We’ll find out about December 22nd when and if it gets here. But, in the meantime, here are a few things that would serve us well, whether tomorrow comes or not.
– Let go of some things that we’ve continued to hold tightly
Some live life waiting for that one opportunity to even an old score. Deadlines have a way of cleaning the slate. Somehow we find it easier to set aside personal agendas when the clock is ticking down to zero.
– Make meaningful things a premium priority
MEANING-ful things are the things we’ve been meaning to do. One day I’m going to… (fill in the blank). Deadlines bring to the forefront those things that have been resting comfortably in the background and the heat on the back burner gets turned up considerably.

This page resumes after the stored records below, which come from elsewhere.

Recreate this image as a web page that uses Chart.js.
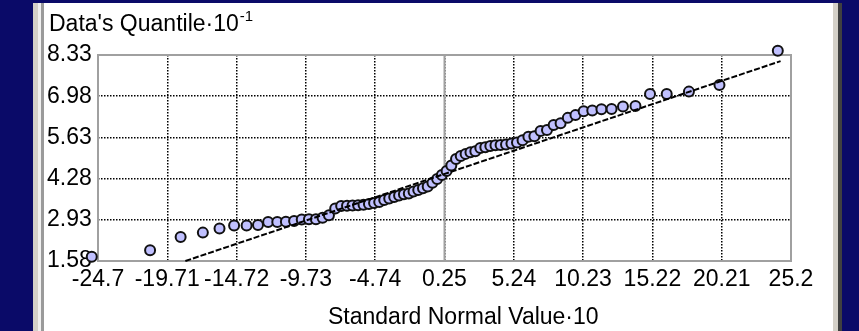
<!DOCTYPE html>
<html>
<head>
<meta charset="utf-8">
<script src="https://cdn.jsdelivr.net/npm/chart.js@4/dist/chart.umd.min.js"></script>
<style>
  html, body { margin: 0; padding: 0; width: 859px; height: 331px; overflow: hidden; background: #0a0a68; }
  .b { position: absolute; top: 3px; height: 328px; }
  #c { position: absolute; left: 0; top: 0; }
</style>
</head>
<body>
<div class="b" style="left:33px;width:5px;background:#d4d0c8"></div>
<div class="b" style="left:38px;width:3px;background:#f0f0f0"></div>
<div class="b" style="left:41px;width:3px;background:#9a9a9a"></div>
<div class="b" style="left:44px;width:789px;background:#fff"></div>
<div class="b" style="left:833px;width:5px;background:#d4d0c8"></div>
<div class="b" style="left:838px;width:4px;background:#404040"></div>
<canvas id="c" width="859" height="331"></canvas>
<script>
const xTicks = [-24.7, -19.71, -14.72, -9.73, -4.74, 0.25, 5.24, 10.23, 15.22, 20.21, 25.2];
const yTicks = [1.58, 2.93, 4.28, 5.63, 6.98, 8.33];

// standard normal value (x10) and data quantile (x0.1) of each point
const normalValues = [
  -25.15, -20.95, -18.75, -17.15, -15.95, -14.9, -14.0, -13.18, -12.45, -11.79,
  -11.17, -10.58, -10.03, -9.51, -9.01, -8.53, -8.07, -7.62, -7.19, -6.77,
  -6.37, -5.97, -5.58, -5.19, -4.82, -4.45, -4.09, -3.73, -3.37, -3.02,
  -2.67, -2.32, -1.98, -1.64, -1.30, -0.96, -0.62, -0.28, 0.06, 0.40,
  0.74, 1.08, 1.42, 1.77, 2.12, 2.47, 2.83, 3.19, 3.55, 3.92,
  4.29, 4.68, 5.07, 5.47, 5.87, 6.29, 6.72, 7.17, 7.63, 8.11,
  8.61, 9.13, 9.68, 10.27, 10.89, 11.55, 12.28, 13.1, 14.0, 15.05,
  16.25, 17.85, 20.05, 24.25
];
const quantiles = [
  1.72, 1.93, 2.37, 2.51, 2.645, 2.74, 2.74, 2.76, 2.86, 2.86,
  2.87, 2.89, 2.94, 2.95, 2.95, 3.0, 3.08, 3.3, 3.38, 3.39,
  3.40, 3.41, 3.42, 3.45, 3.48, 3.51, 3.58, 3.63, 3.68, 3.73,
  3.77, 3.79, 3.86, 3.91, 3.96, 4.02, 4.14, 4.27, 4.40, 4.53,
  4.71, 4.92, 5.02, 5.09, 5.14, 5.18, 5.28, 5.31, 5.35, 5.37,
  5.38, 5.40, 5.43, 5.46, 5.54, 5.65, 5.67, 5.84, 5.87, 6.04,
  6.09, 6.27, 6.36, 6.49, 6.51, 6.55, 6.56, 6.64, 6.66, 7.05,
  7.05, 7.13, 7.35, 8.47
];

// reference line ends
const fitX = [-18.41, 24.45];
const fitY = [1.58, 8.13];

const xTitle = "Standard Normal Value\u00b710";
const yTitle = "Data's Quantile\u00b710";
const yTitleExp = "-1";

Chart.defaults.font.family = "'Liberation Sans', Arial, sans-serif";
Chart.defaults.font.size = 23;
Chart.defaults.color = "#000";

const frame = {
  id: "frame",
  beforeDatasetsDraw(chart) {
    const { ctx, chartArea: a, scales } = chart;
    ctx.save();
    ctx.strokeStyle = "#a0a0a0";
    ctx.lineWidth = 2;
    const zx = scales.x.getPixelForValue(0.25);
    ctx.beginPath();
    ctx.moveTo(zx, a.top);
    ctx.lineTo(zx, a.bottom);
    ctx.stroke();
    ctx.strokeRect(a.left, a.top, a.right - a.left, a.bottom - a.top);
    ctx.restore();
  },
  afterDraw(chart) {
    const ctx = chart.ctx;
    ctx.save();
    ctx.fillStyle = "#000";
    ctx.textBaseline = "alphabetic";
    ctx.font = "23px 'Liberation Sans', Arial, sans-serif";
    ctx.fillText(yTitle, 49, 31);
    const w = ctx.measureText(yTitle).width;
    ctx.font = "15px 'Liberation Sans', Arial, sans-serif";
    ctx.fillText(yTitleExp, 49 + w + 1, 21);
    ctx.font = "23px 'Liberation Sans', Arial, sans-serif";
    ctx.fillText(xTitle, 328, 324);
    ctx.restore();
  }
};

new Chart(document.getElementById("c"), {
  type: "scatter",
  data: {
    datasets: [
      {
        type: "line",
        data: fitX.map((x, i) => ({ x, y: fitY[i] })),
        borderColor: "#000",
        borderWidth: 2,
        borderDash: [6, 2],
        pointRadius: 0,
        clip: false,
        order: 0
      },
      {
        data: normalValues.map((x, i) => ({ x, y: quantiles[i] })),
        pointRadius: 5,
        pointBackgroundColor: "#c0c0ff",
        pointBorderColor: "#111",
        pointBorderWidth: 2,
        clip: false,
        order: 1
      }
    ]
  },
  options: {
    responsive: false,
    animation: false,
    layout: { padding: { left: 47, top: 55, right: 68, bottom: 0 } },
    plugins: { legend: { display: false }, tooltip: { enabled: false } },
    scales: {
      x: {
        type: "linear",
        min: -24.7,
        max: 25.2,
        afterBuildTicks: s => { s.ticks = xTicks.map(v => ({ value: v })); },
        afterFit: s => { s.height = 70; },
        ticks: { padding: 5, maxRotation: 0, autoSkip: false, callback: v => String(v) },
        grid: { color: "#000", lineWidth: 1.5, drawTicks: false },
        border: { display: false, dash: [1.5, 1.5] }
      },
      y: {
        type: "linear",
        min: 1.58,
        max: 8.33,
        afterBuildTicks: s => { s.ticks = yTicks.map(v => ({ value: v })); },
        afterFit: s => { s.width = 51; },
        ticks: { crossAlign: "far", padding: 0, autoSkip: false, callback: v => v.toFixed(2) },
        grid: { color: "#000", lineWidth: 1.5, drawTicks: false },
        border: { display: false, dash: [1.5, 1.5] }
      }
    }
  },
  plugins: [frame]
});
</script>
</body>
</html>
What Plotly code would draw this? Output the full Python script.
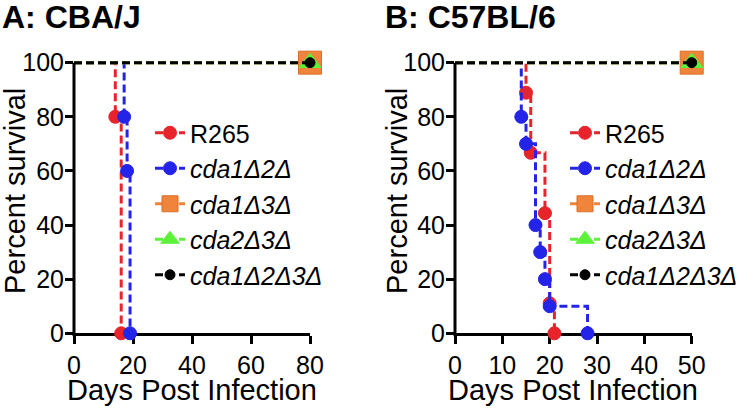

– Reassess values with a higher degree of selflessness
We miss-evaluate significance, choosing to tip the scales in a self-serving way more often than we may even realize. We should never sacrifice the permanent on the altar of the immediate. Our understanding of what is truly important is always crisp just before the buzzer.
Will time suddenly stop “slippin’ slippin’ slippin’ into the future” on 12/21/2012? I guess we’ll all find out together. But, I’m sure we can enjoy better individual lives and make the world a little bit better place if we take care of a few things between now and then.